WHAT YOU NEED TO DO
From the data that follows, print exactly the lines starting at the one containing "Recreate this image" and ending at the one containing "y_dtick = [1, 1, 2, 1, 2, 2]"; include both of them and nothing more.

PROVIDED DATA

★ ★ ★

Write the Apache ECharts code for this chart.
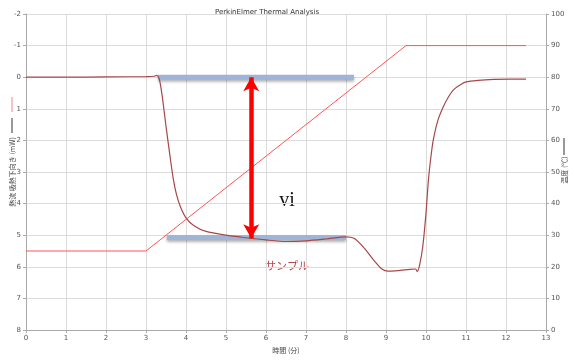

★ ★ ★

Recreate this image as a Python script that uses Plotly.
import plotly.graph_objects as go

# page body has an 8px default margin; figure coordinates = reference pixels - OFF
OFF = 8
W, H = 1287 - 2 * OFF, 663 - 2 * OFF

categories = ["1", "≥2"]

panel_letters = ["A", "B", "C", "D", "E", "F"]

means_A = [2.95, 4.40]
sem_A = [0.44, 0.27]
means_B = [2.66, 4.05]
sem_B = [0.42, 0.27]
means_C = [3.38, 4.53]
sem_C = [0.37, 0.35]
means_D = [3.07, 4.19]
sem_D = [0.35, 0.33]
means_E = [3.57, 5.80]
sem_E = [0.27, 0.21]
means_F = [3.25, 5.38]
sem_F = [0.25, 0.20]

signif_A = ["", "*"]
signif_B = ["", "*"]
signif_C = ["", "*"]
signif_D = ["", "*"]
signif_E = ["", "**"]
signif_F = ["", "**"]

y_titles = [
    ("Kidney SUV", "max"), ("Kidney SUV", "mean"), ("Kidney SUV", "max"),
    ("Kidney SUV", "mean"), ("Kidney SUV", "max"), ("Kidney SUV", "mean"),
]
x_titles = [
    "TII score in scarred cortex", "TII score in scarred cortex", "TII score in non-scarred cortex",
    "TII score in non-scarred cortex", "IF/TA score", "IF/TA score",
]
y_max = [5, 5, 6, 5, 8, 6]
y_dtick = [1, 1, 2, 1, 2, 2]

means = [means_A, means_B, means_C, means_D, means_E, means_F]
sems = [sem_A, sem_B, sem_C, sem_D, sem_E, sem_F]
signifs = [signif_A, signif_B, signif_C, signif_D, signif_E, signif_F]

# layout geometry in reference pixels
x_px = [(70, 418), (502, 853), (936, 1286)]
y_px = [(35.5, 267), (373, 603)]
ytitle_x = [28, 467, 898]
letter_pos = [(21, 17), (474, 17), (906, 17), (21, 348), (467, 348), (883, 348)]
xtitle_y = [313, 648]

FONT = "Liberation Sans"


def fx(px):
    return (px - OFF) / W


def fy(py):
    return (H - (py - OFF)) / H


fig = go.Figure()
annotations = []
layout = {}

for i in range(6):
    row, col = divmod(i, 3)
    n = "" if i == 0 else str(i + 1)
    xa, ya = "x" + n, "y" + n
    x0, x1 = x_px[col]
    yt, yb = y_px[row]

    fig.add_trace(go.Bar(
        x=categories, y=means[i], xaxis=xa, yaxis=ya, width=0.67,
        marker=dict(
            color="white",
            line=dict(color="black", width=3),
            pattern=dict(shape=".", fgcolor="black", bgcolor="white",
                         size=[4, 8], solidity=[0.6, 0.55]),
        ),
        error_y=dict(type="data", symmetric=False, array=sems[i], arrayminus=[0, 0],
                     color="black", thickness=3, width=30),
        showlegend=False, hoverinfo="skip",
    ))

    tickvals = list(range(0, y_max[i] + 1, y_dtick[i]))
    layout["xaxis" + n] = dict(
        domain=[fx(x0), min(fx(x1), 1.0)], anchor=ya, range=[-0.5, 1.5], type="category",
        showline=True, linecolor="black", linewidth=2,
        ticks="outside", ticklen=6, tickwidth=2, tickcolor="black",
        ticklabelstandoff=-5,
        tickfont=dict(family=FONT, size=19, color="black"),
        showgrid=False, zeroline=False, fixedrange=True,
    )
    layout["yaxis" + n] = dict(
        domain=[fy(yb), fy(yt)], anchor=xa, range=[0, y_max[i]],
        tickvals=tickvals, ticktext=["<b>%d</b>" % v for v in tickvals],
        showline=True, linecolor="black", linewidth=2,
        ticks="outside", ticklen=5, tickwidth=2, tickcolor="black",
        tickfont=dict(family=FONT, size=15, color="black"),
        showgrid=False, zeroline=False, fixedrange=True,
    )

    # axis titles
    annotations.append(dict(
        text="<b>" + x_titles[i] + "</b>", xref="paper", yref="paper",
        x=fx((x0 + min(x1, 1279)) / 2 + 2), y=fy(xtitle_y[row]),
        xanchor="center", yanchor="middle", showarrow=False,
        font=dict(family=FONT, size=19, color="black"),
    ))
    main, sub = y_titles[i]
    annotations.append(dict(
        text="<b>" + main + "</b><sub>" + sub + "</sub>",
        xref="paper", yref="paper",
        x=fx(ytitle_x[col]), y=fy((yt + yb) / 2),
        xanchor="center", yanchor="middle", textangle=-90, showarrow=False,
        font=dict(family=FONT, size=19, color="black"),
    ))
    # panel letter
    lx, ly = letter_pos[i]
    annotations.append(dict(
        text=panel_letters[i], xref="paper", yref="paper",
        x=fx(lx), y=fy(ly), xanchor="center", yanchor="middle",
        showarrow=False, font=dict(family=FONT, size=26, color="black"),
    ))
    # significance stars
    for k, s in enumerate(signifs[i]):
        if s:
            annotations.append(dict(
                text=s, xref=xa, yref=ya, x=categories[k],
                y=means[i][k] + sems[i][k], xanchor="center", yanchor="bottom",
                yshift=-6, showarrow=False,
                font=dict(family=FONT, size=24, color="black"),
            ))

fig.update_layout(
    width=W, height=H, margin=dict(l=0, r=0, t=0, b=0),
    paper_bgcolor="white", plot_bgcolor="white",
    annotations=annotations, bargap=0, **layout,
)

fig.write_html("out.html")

★ ★ ★

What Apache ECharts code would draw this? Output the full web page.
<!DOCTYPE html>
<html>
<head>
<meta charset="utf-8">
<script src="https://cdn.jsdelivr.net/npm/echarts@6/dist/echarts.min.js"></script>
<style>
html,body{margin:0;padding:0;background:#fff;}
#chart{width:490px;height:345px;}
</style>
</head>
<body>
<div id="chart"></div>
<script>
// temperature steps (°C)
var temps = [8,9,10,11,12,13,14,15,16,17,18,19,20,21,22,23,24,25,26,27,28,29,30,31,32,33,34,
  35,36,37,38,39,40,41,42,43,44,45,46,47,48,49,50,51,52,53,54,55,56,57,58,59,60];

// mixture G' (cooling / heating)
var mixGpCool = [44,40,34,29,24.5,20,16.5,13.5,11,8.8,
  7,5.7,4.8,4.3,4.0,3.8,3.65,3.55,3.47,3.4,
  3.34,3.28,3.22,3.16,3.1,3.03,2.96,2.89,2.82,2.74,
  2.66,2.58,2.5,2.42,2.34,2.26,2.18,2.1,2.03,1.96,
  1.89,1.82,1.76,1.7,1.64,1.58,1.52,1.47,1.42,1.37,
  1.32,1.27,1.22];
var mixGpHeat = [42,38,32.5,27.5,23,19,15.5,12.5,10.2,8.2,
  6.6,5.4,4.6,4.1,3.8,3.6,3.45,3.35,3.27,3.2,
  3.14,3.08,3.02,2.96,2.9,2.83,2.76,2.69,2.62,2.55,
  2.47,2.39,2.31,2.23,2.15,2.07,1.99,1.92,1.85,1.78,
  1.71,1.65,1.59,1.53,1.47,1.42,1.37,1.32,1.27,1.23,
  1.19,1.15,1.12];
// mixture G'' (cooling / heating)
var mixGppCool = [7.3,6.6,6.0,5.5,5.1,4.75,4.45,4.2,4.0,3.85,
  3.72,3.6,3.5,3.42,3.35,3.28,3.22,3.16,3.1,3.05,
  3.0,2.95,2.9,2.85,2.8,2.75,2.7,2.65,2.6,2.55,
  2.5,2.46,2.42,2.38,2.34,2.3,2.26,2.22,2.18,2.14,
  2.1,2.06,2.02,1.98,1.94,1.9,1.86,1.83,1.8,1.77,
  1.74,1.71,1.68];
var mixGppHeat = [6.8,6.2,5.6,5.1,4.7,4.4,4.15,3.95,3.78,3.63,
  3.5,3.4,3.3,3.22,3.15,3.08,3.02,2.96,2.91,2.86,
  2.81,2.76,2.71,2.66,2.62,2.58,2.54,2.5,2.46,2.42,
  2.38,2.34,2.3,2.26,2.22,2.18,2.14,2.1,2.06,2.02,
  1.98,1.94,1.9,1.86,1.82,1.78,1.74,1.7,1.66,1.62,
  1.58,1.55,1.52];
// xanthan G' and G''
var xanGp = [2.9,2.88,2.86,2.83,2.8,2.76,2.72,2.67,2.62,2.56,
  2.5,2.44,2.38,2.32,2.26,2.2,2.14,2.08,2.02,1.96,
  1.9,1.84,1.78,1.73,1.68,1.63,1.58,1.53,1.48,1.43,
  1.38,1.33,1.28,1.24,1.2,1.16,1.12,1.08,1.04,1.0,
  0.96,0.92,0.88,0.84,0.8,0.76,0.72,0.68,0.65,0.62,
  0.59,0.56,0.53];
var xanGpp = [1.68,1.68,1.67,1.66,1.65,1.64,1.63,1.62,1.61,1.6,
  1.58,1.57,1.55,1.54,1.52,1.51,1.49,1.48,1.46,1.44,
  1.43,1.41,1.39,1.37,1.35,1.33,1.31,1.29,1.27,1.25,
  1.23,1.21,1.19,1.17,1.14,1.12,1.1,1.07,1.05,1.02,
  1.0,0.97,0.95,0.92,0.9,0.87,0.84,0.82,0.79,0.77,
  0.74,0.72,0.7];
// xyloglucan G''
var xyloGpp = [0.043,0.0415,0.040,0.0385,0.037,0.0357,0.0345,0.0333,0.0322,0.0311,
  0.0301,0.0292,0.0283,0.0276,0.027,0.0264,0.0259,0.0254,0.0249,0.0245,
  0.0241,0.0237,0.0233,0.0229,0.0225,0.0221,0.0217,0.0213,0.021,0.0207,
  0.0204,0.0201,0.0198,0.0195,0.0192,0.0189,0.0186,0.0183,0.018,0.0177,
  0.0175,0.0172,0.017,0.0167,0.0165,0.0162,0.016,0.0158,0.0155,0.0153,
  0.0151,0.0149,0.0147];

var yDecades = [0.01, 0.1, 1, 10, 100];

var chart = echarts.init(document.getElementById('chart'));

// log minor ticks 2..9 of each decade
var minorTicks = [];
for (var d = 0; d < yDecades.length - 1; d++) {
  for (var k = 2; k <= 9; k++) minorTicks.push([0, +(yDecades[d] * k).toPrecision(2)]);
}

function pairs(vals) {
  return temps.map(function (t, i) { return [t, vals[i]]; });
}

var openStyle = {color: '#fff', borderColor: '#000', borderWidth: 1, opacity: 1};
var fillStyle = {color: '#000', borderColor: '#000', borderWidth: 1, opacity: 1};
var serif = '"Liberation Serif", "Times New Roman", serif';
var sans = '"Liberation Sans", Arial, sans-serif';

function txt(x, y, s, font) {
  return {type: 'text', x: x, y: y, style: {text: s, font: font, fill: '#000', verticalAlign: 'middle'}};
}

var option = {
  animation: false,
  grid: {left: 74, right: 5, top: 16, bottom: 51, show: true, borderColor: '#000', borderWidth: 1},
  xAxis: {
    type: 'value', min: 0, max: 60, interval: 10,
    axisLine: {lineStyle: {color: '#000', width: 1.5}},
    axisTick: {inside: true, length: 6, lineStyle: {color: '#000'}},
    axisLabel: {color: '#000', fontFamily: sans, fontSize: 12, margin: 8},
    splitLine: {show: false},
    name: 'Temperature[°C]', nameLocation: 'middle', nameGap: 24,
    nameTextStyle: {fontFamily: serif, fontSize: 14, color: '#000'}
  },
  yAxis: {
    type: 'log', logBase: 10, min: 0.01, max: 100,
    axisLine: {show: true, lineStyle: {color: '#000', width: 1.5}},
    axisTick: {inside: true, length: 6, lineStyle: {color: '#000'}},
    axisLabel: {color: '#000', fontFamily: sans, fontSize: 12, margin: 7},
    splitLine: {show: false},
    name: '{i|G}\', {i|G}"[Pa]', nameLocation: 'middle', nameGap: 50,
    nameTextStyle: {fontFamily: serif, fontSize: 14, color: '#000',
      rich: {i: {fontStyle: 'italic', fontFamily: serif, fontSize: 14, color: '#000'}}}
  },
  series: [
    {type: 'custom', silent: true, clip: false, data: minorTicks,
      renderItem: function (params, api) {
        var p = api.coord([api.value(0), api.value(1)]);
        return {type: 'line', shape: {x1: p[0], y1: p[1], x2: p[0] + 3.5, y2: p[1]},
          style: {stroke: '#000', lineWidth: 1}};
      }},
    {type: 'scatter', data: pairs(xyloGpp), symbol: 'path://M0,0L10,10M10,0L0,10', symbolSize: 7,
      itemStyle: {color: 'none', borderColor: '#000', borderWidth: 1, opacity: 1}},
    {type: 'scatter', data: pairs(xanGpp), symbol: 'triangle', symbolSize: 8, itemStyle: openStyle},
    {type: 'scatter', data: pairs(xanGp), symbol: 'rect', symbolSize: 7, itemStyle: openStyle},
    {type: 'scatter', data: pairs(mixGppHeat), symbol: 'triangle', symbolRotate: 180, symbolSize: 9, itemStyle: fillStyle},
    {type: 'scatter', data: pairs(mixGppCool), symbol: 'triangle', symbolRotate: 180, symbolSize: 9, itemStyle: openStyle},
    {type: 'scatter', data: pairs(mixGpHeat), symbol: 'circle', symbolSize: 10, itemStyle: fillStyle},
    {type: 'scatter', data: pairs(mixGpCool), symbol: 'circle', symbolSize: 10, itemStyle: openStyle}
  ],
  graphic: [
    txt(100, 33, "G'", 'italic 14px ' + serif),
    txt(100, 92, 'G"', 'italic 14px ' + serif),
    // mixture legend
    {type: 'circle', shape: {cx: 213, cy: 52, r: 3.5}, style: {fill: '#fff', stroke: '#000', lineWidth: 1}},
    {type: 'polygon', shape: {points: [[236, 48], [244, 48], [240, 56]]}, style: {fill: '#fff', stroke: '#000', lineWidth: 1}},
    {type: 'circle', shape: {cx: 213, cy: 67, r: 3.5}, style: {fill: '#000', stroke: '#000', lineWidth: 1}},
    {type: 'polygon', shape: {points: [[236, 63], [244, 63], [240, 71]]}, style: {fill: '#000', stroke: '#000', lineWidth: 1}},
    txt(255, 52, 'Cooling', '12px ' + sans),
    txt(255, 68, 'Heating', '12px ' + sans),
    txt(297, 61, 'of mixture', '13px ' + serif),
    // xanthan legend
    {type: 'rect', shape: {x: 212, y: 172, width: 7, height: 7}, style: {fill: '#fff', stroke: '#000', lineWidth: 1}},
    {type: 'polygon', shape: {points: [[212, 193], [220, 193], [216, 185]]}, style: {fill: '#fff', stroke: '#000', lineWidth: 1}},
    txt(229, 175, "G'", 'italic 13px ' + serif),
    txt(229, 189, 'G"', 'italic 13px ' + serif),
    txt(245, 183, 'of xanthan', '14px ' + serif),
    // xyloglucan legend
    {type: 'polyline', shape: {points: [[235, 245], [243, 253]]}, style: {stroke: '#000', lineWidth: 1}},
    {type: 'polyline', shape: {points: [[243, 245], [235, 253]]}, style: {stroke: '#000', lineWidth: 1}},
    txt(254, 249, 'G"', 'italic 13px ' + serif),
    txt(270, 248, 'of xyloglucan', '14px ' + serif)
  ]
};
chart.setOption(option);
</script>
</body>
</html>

★ ★ ★

RESULT OF THE EXERCISE
Recreate this image as a Python script that uses Plotly.
import plotly.graph_objects as go

# page body has an 8px default margin; figure coordinates = reference pixels - OFF
OFF = 8
W, H = 1287 - 2 * OFF, 663 - 2 * OFF

categories = ["1", "≥2"]

panel_letters = ["A", "B", "C", "D", "E", "F"]

means_A = [2.95, 4.40]
sem_A = [0.44, 0.27]
means_B = [2.66, 4.05]
sem_B = [0.42, 0.27]
means_C = [3.38, 4.53]
sem_C = [0.37, 0.35]
means_D = [3.07, 4.19]
sem_D = [0.35, 0.33]
means_E = [3.57, 5.80]
sem_E = [0.27, 0.21]
means_F = [3.25, 5.38]
sem_F = [0.25, 0.20]

signif_A = ["", "*"]
signif_B = ["", "*"]
signif_C = ["", "*"]
signif_D = ["", "*"]
signif_E = ["", "**"]
signif_F = ["", "**"]

y_titles = [
    ("Kidney SUV", "max"), ("Kidney SUV", "mean"), ("Kidney SUV", "max"),
    ("Kidney SUV", "mean"), ("Kidney SUV", "max"), ("Kidney SUV", "mean"),
]
x_titles = [
    "TII score in scarred cortex", "TII score in scarred cortex", "TII score in non-scarred cortex",
    "TII score in non-scarred cortex", "IF/TA score", "IF/TA score",
]
y_max = [5, 5, 6, 5, 8, 6]
y_dtick = [1, 1, 2, 1, 2, 2]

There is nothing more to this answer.